Lastly, the people in the synagogue were hostile to the fact that Jesus revolution of grace went beyond the boundaries of their understanding of God’s blessing. The Jews were looking for their messiah who would free them politically from roman rule, would establish them as the rich and powerful and punish and defeat all their enemies. But Jesus wasn’t that kind of messiah, the revolution of grace goes beyond that. The passage from the book of Isaiah is part of a series of God’s call to Israel to be about caring for the poor, being a light to the nations to the nations of what God’s rule and nature is like by the way they care for those who are disadvantaged. Jesus identifies with the prophets of old who called Israel to that and were rejected and killed and he points them to the example of God’s grace shown in Elijah and Elisha in 1 and 2 kings. It would have angered His audience because this was a time of great apostasy of Israel, it is the reign of Ahab and Jezebel who led Israel astray. But also it was an example of the kind of grace Jesus is talking about. There was great need in Israel during the time of famine, and here were many lepers in Israel, but God showed his mercy to the widow at Zarephath, outside of whom the religious people thought was ‘in’ as it were, a woman and a widow and a gentile. Cared for and miraculously provided for. Naamun was a Syrian leper, unclean and untouchable, a gentile and what’s worse an enemy of Israel. What riled Jesus audience wasn’t the grace of God so much as the fact that God was showing grace to the wrong people in their eyes. Isn’t that as challenging for us today?

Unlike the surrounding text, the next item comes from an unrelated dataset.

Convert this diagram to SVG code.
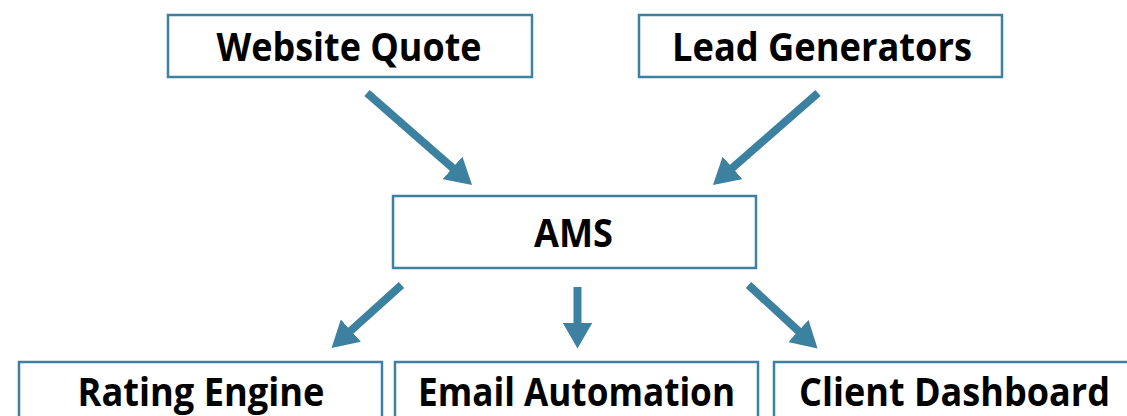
<svg xmlns="http://www.w3.org/2000/svg" width="1127" height="416" viewBox="0 0 1127 416">
<style>
.box{fill:#ffffff;stroke:#3d81a1;stroke-width:2.5}
.lbl{font-family:"Open Sans","Noto Sans","Liberation Sans",sans-serif;font-weight:700;font-size:39px;fill:#000;text-anchor:middle}
.arr{stroke:#3d81a1;stroke-width:8;fill:none;marker-end:url(#head)}
</style>
<defs>
<marker id="head" markerUnits="userSpaceOnUse" markerWidth="27" markerHeight="30" refX="6" refY="15" orient="auto" viewBox="0 0 27 30">
<path d="M0,0 L26,15 L0,30 z" fill="#3d81a1"/>
</marker>
</defs>
<rect width="1127" height="416" fill="#ffffff"/>
<g id="connectors">
<line class="arr" x1="367" y1="93" x2="457" y2="171.8"/>
<line class="arr" x1="818" y1="93" x2="728" y2="171.8"/>
<line class="arr" x1="401.5" y1="285" x2="346.4" y2="334.6"/>
<line class="arr" x1="577.5" y1="287" x2="577.5" y2="328.5"/>
<line class="arr" x1="748.5" y1="285" x2="802.8" y2="335"/>
</g>
<g id="website-quote">
<rect class="box" x="168" y="15" width="364" height="62"/>
<text class="lbl" x="349" y="61" textLength="265" lengthAdjust="spacingAndGlyphs">Website Quote</text>
</g>
<g id="lead-generators">
<rect class="box" x="639" y="15" width="363" height="62"/>
<text class="lbl" x="822" y="61" textLength="300" lengthAdjust="spacingAndGlyphs">Lead Generators</text>
</g>
<g id="ams">
<rect class="box" x="393" y="196" width="363" height="72"/>
<text class="lbl" x="573.5" y="247" textLength="79" lengthAdjust="spacingAndGlyphs">AMS</text>
</g>
<g id="rating-engine">
<rect class="box" x="19" y="362" width="363" height="62"/>
<text class="lbl" x="201" y="406" textLength="247" lengthAdjust="spacingAndGlyphs">Rating Engine</text>
</g>
<g id="email-automation">
<rect class="box" x="395" y="362" width="363" height="62"/>
<text class="lbl" x="576.5" y="406" textLength="317" lengthAdjust="spacingAndGlyphs">Email Automation</text>
</g>
<g id="client-dashboard">
<rect class="box" x="774" y="362" width="363" height="62"/>
<text class="lbl" x="954.5" y="406" textLength="311" lengthAdjust="spacingAndGlyphs">Client Dashboard</text>
</g>
</svg>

It calls us out to show love and care to those outside to be about the mission and grace of Jesus…to offer the hope of Christ… The narrative finishes with the crowds taking Jesus to a cliff to throw him off. Ironically it is the very situation he had found himself in during his temptations. In this case God does save him and protect him. The temptation as to put Jesus to the test, but here we see God able to protect those who are about his purposes. Jesus time had not yet come… We often want to know God’s presence and protection and provision, but it is as we move out into God’s mission and purposes that we will see them.